3. Ein einseitiger Abzug von Atomwaffen aus Deutschland ohne Abstimmung mit den europäischen Nato-Partnern würde nicht zu einem Mehr an Sicherheit in Deutschland führen. Im Gegenteil würden in Ermangelung eines Konsens innerhalb der Nato Atomwaffen in anderen europäischen Nato-Mitgliedsstaaten weiterhin stationiert bleiben und unter Umständen in weiteren Ländern neu aufgestellt werden. Eine Verlegung von USAtombomben nach Polen würde gegen die NATO-Russland-Grundakte verstoßen und wäre deshalb alles andere als ein Beitrag zur Entspannung unseres Verhältnisses zu Russland.

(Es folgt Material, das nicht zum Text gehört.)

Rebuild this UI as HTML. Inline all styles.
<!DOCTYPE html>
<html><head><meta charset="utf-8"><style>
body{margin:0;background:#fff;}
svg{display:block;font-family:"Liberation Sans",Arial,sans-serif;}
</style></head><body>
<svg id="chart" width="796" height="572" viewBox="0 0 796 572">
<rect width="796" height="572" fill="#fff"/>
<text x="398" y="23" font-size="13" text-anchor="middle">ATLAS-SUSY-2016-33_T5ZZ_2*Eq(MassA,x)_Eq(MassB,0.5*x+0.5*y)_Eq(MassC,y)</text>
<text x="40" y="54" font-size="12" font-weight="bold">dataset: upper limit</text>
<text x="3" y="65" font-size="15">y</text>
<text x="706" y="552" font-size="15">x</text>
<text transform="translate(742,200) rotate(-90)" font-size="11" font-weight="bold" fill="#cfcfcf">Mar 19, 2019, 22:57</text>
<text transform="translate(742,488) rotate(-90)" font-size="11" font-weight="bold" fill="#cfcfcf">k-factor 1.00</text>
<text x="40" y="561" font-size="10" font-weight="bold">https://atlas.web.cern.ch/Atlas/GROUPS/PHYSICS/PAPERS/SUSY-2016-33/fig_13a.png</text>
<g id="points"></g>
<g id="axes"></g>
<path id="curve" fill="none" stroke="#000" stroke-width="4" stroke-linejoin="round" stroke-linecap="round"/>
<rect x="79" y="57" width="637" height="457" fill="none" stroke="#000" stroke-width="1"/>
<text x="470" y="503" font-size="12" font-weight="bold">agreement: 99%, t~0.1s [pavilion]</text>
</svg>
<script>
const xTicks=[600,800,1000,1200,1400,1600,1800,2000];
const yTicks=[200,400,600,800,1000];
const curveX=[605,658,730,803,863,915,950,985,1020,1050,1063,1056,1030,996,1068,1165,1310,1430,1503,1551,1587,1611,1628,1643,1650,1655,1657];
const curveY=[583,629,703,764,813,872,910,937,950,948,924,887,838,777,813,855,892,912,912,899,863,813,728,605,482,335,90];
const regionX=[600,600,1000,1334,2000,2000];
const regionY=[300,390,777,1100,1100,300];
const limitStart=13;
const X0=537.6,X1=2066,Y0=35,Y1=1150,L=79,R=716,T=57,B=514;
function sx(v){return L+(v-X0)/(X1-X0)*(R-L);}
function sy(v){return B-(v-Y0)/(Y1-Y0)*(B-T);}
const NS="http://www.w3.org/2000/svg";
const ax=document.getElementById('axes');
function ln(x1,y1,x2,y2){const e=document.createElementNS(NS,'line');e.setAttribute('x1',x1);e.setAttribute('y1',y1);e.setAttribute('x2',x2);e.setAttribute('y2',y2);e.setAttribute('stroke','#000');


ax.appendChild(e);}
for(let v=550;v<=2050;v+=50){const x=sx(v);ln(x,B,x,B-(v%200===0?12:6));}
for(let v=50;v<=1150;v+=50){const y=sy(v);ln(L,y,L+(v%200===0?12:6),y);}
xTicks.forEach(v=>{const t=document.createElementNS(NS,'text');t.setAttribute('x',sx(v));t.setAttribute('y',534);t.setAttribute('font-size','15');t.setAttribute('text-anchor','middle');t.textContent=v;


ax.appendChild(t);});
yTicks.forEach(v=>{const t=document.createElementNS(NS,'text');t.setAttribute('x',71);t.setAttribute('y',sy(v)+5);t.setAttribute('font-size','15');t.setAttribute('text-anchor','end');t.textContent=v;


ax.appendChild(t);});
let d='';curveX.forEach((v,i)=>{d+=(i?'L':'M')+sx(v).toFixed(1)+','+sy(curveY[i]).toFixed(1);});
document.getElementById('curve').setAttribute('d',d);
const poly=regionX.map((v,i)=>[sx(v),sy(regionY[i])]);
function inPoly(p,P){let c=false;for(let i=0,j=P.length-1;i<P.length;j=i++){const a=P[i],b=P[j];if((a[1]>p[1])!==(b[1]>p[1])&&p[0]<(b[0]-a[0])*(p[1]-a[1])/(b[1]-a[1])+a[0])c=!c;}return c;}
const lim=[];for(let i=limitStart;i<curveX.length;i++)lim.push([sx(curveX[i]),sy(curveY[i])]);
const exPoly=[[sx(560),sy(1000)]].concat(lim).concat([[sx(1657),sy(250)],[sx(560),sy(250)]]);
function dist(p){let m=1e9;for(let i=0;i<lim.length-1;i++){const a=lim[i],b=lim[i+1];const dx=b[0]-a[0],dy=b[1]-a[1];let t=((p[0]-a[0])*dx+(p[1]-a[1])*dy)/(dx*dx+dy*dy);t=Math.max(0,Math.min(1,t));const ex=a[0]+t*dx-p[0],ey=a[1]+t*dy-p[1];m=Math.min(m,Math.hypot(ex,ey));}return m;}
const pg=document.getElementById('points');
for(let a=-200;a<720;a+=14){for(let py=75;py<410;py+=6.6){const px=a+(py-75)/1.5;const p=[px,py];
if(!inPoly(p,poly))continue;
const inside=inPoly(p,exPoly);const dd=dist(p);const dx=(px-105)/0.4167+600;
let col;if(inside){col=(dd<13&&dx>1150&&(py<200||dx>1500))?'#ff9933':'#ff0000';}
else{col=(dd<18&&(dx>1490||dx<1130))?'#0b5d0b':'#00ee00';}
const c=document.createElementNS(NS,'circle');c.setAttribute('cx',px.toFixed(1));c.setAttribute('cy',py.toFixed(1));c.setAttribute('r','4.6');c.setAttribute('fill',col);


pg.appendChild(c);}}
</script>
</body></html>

Wir brauchen die nukleare Teilhabe, aber der Tornado-Nachfolger muss ein europäisches Modell sein

So wünschenswert es wäre, die Voraussetzungen für eine schlichte Beendigung der nuklearen Teilhabe sind nicht gegeben. Nun besteht zweifellos die Gefahr, dass über die Beschaffung eines neuen atomwaffenfähigen Kampfflugzeugs ein Zustand, den wir überwinden wollen, auf lange Zeit zementiert wird – und dies in einer Zeit, wo sich die USA aus internationaler Verantwortung zurückziehen und Deutschland und Frankreich mit ihren EU-Partnern um die Stärkung der europäischen Souveränität bemühen. Deshalb muss die Fortsetzung der nuklearen Teilhabe daran geknüpft werden, dass die militärische und technologische Handlungsfähigkeit Europas verbessert und nicht konterkariert wird. Im Klartext: das Tornado-Nachfolgemodell muss ein europäisches Flugzeug sein. Wenn den Amerikanern die nukleare Teilhabe Deutschlands wichtig ist, werden sie dieses genauso dafür zertifizieren, wie sie es vor Jahren beim Tornado gemacht haben.

Grundlage für die deutsche Außenpolitik muss die Westbindung bleiben

Deutsche Außenpolitik war immer dann stark, wenn die SPD auf Grundlage der Westbindung vorausgedacht und wichtige Anliegen vorangetrieben hat. Solange ein atomwaffenfreies Deutschland in einem atomwaffenfreien Europa noch nicht erreichbar ist, sollte die SPD die nukleare Teilhabe dazu nutzen, die Eigenständigkeit Europas auszubauen und damit das Gewicht der europäischen Länder in Fragen der Abrüstung zu erhöhen. Nur ein souveränes Europa innerhalb der Nato wird sich die Atomwaffenfreiheit politisch erkämpfen können.